Comedy News 6 24 16

The UK has left the EU. Now if we could only get the BS to leave the GOP and the DEMS!

This congress has really lowered the bar at accomplishing nothing. Before going on break they agreed they won't get a budget done! Paraplegics do more heavy lifting than these jokers!

Forest fires in the West, Floods out East, Heatwave in the Southwest, & the Cubs are in 1st Place. The End is Near!

Over 1 million Americans are now in same sex marriages. In a completely unrelated story Clay Aikens tour is completely sold out!

I went out with a girl who said "Don't treat me like a date. Treat me like you would your mom". So I rifled her purse & stole twenty bucks!

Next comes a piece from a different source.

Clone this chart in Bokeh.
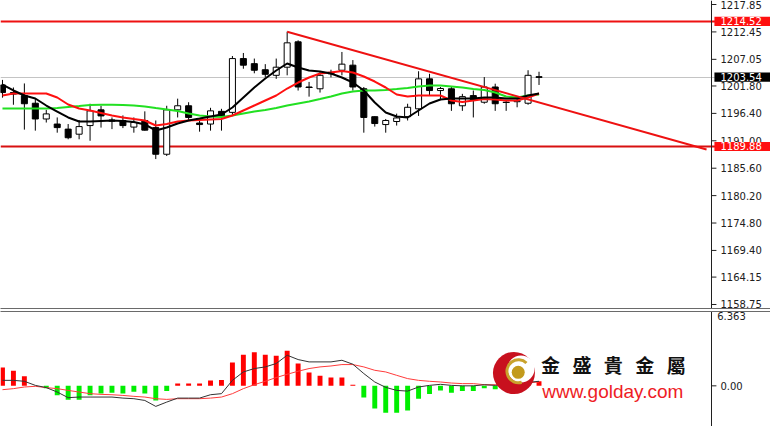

Minneapolis has been voted the best place to celebrate July 4th. Worst place; Chicago, the gun fire covers up the rocket blasts!

A rare near extinct Amazon fish was found in a New Jersey pond. The man who caught it said it was great with tartar sauce!

I tried Starbucks decaf soda 'Fizzio'. When I saw what it cost I realized it made me 'estupido'!

On this day in 1997 the Air Force dismissed Roswell's UFO's saying it was just a publicity stunt by mentalist Kreskin.

Today's Inspirational Thought; Until history finally stops repeating itself...man has learned nothing!

Since fundamentalist believe marriage is between a man & a woman, aren't ALL marriages mixed marriages?